Lis Sanchez has writing in Prairie Schooner, New Orleans Review, The Bark, Puerto Del Sol, and elsewhere. Awards include a North Carolina Arts Council Writer’s Fellowship; Prairie Schooner’s Virginia Faulkner Award; Nimrod’s Editors’ Choice Award, and others.
Aimée M. Sands
Aimée M. Sands’s work has appeared or is forthcoming in Field, Missouri Review, Beloit Poetry Journal, Saranac Review, Poet Lore, and others. Her first book, The Green-go Turn of Telling, was published in 2012 by Salmon Poetry. She is a MacDowell Colony Fellow, and holds an MFA from Bennington College. She is a co-director of the Brookline Poetry Series and Master Classes.
Natalie Shapero is the Professor of the Practice of Poetry at Tufts University and an editor-at-large of the The Kenyon Review. Her poetry collections are Hard Child and No Object. She lives in Somerville, MA.
Rob Shapiro received an MFA from the University of Virginia, where he was awarded the Academy of American Poets Prize. His work has previously appeared in The Southern Review, Michigan Quarterly Review, Blackbird, and River Styx, among other journals. He lives in Charlottesville, VA.
Ellen Steinbaum is the author of four poetry collections. Her work has been nominated twice for the Pushcart Prize and is included in several anthologies. An award-winning journalist and former Boston Globe columnist, she also writes a blog, “Reading and Writing and the Occasional Recipe,” which can be found at her website.
Lynne Thompson is the author of Start With a Small Guitar and Beg No Pardon, winner of the Perugia Book Award. In 2017, she won the Tucson Festival of Books Literary Award (poetry) and Honorable Mention in the Pushcart Prize Anthology XLII. Recent work appears or is forthcoming in The Fourth River, Crab Creek Review, and Poetry.
Jessica Traynor is from Dublin. Her first collection Liffey Swim (Dedalus Press) was shortlisted for the Strong/Shine Award and named one of the best debuts of the past five years on Bustle.com. Awards include the Hennessy New Irish Writer of the Year Award and the Ireland Chair of Poetry Bursary. Her second collection is forthcoming in autumn 2018.

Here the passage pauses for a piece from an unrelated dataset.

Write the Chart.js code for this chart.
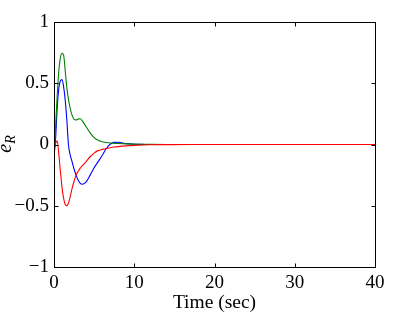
<!DOCTYPE html>
<html>
<head>
<meta charset="utf-8">
<script src="https://cdn.jsdelivr.net/npm/chart.js@4/dist/chart.umd.min.js"></script>
<style>
  html, body { margin: 0; padding: 0; background: #fff; }
  canvas { display: block; }
</style>
</head>
<body>
<canvas id="chart" width="415" height="312"></canvas>
<script>
/* ---------- Data ---------- */
const times = [0, 0.2, 0.4, 0.6, 0.8, 1.0, 1.2, 1.4, 1.6, 1.8, 2.0, 2.25, 2.5, 2.75, 3.0, 3.25, 3.5,
  4.0, 4.5, 5.0, 5.5, 6.0, 6.5, 7.0, 7.5, 8.0, 9.0, 10, 11, 12, 14, 17, 20, 40];

const blueErr = [-0.1, 0.05, 0.3, 0.46, 0.52, 0.53, 0.47, 0.36, 0.2, 0.0, -0.08, -0.14, -0.2, -0.25, -0.29, -0.315, -0.325,
  -0.305, -0.25, -0.19, -0.14, -0.09, -0.035, 0.002, 0.017, 0.018, 0.007, 0.002, 0.001, 0, 0, 0, 0, 0];

const greenErr = [-0.08, 0.15, 0.4, 0.6, 0.71, 0.745, 0.73, 0.6, 0.46, 0.37, 0.3, 0.24, 0.205, 0.2, 0.207, 0.21, 0.195,
  0.145, 0.095, 0.056, 0.034, 0.022, 0.016, 0.012, 0.01, 0.008, 0.005, 0.003, 0.002, 0.001, 0, 0, 0, 0];

const redErr = [-0.05, 0.01, 0.03, -0.08, -0.22, -0.35, -0.44, -0.49, -0.5, -0.48, -0.43, -0.36, -0.3, -0.25, -0.22, -0.195, -0.175,
  -0.14, -0.1, -0.07, -0.05, -0.04, -0.032, -0.026, -0.021, -0.017, -0.011, -0.007, -0.004, -0.002, -0.001, 0, 0, 0];

const xTicks = [0, 10, 20, 30, 40];
const yTicks = [-1, -0.5, 0, 0.5, 1];

const FONT = '"Liberation Serif", "DejaVu Serif", serif';

function toPoints(vals) {
  return times.map((t, i) => ({ x: t, y: vals[i] }));
}

function series(vals, color) {
  return {
    data: toPoints(vals),
    borderColor: color,
    borderWidth: 1.1,
    pointRadius: 0,
    cubicInterpolationMode: 'monotone',
    fill: false,
  };
}

/* ---------- Box, inward ticks and y label ---------- */
const framePlugin = {
  id: 'frame',
  afterDatasetsDraw(chart) {
    const { ctx, chartArea: a, scales } = chart;
    const L = a.left + 0.5, R = a.right + 0.5, T = a.top + 0.5, B = a.bottom + 0.5;
    ctx.save();
    ctx.strokeStyle = '#000';
    ctx.lineWidth = 1;
    ctx.strokeRect(L, T, R - L, B - T);
    ctx.beginPath();
    xTicks.forEach((v) => {
      const px = Math.round(scales.x.getPixelForValue(v)) + 0.5;
      ctx.moveTo(px, B); ctx.lineTo(px, B - 4);
      ctx.moveTo(px, T); ctx.lineTo(px, T + 4);
    });
    yTicks.forEach((v) => {
      const py = Math.round(scales.y.getPixelForValue(v)) + 0.5;
      ctx.moveTo(L, py); ctx.lineTo(L + 4, py);
      ctx.moveTo(R, py); ctx.lineTo(R - 4, py);
    });
    ctx.stroke();

    // y axis label: e with subscript R
    ctx.translate(11, 144);
    ctx.rotate(-Math.PI / 2);
    ctx.fillStyle = '#000';
    ctx.textBaseline = 'alphabetic';
    ctx.font = `italic 20px ${FONT}`;
    const ew = ctx.measureText('e').width;
    ctx.font = `italic 14px ${FONT}`;
    const rw = ctx.measureText('R').width;
    const x0 = -(ew + rw) / 2;
    ctx.font = `italic 20px ${FONT}`;
    ctx.fillText('e', x0, 0);
    ctx.font = `italic 14px ${FONT}`;
    ctx.fillText('R', x0 + ew, 4);
    ctx.restore();
  },
};

new Chart(document.getElementById('chart'), {
  type: 'line',
  data: {
    datasets: [
      series(redErr, '#ff0000'),
      series(greenErr, '#008000'),
      series(blueErr, '#0000ff'),
    ],
  },
  options: {
    responsive: false,
    animation: false,
    events: [],
    layout: { padding: { top: 22, right: 40, left: 0, bottom: 0 } },
    plugins: { legend: { display: false }, tooltip: { enabled: false } },
    scales: {
      x: {
        type: 'linear',
        min: 0,
        max: 40,
        afterFit: (s) => { s.height = 45; },
        afterBuildTicks: (s) => { s.ticks = xTicks.map((v) => ({ value: v })); },
        grid: { display: false, drawTicks: false },
        border: { display: false },
        ticks: { color: '#000', font: { family: FONT, size: 19 }, padding: 5, maxRotation: 0 },
        title: { display: true, text: 'Time (sec)', color: '#000', font: { family: FONT, size: 19.5 }, padding: { top: 0, bottom: -3 } },
      },
      y: {
        min: -1,
        max: 1,
        afterFit: (s) => { s.width = 54; },
        afterBuildTicks: (s) => { s.ticks = yTicks.map((v) => ({ value: v })); },
        grid: { display: false, drawTicks: false },
        border: { display: false },
        ticks: {
          color: '#000',
          font: { family: FONT, size: 19 },
          padding: 5,
          callback: (v) => String(v).replace('-', '\u2212'),
        },
      },
    },
  },
  plugins: [framePlugin],
});
</script>
</body>
</html>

Emily Tuszynska has recent work in Literary Mama, Poetry Northwest, The Southern Review, and Water~Stone Review. She lives with her husband, three children, and assorted pets in Fairfax, VA.
K.V. Twain, born in 1981, is an English-language Romanian writer educated in the US, UK, and Japan. She is the author of the novella My Life with Salvador Dalí, by Babou the Ocelot and the poetry volume Not Playing God. Her first novel is in progress.
Leah Umansky lives in New York and is the author of four books, most recently, The Barbarous Century (Eyewear, 2018). A graduate of the MFA program in poetry at Sarah Lawrence College, her poems have appeared or are forthcoming in Poetry, The Bennington Review, The New York Times, and Guernica.
Yun Wang is the author of the poetry books The Book of Totality (Salmon Poetry Press, 2015) and The Book of Jade (Story Line Press, 2002), poetry chapbooks Horse by the Mountain Stream (Word Palace Press, 2016) and The Carp (Bull Thistle Press, 1994), and Dreaming of Fallen Blossoms: Tune Poems of Su Dong-Po (White Pine Press, forthcoming in 2019). She is a cosmologist at California Institute of Technology.
Ian C. Williams
Ian C. Williams has poems appearing or forthcoming in Harpur Palate, Crab Orchard Review, The New Territory, and others, and he works as the editor-in-chief for the online poetry magazine Jarfly. He lives in Stillwater, OK.
Monique Zamir’s poetry has been published or is forthcoming in Fifth Wednesday Journal, Mikrokosmos, Falchion Publications, Lunch Ticket, and others. She is a graduate of Oklahoma State University, where she completed her MFA in poetry, and has received an honorable mention from the Academy of American Poets Scholarship for her poem, “Even the Stone Will Keep.” From New York, Monique lives in Austin, TX.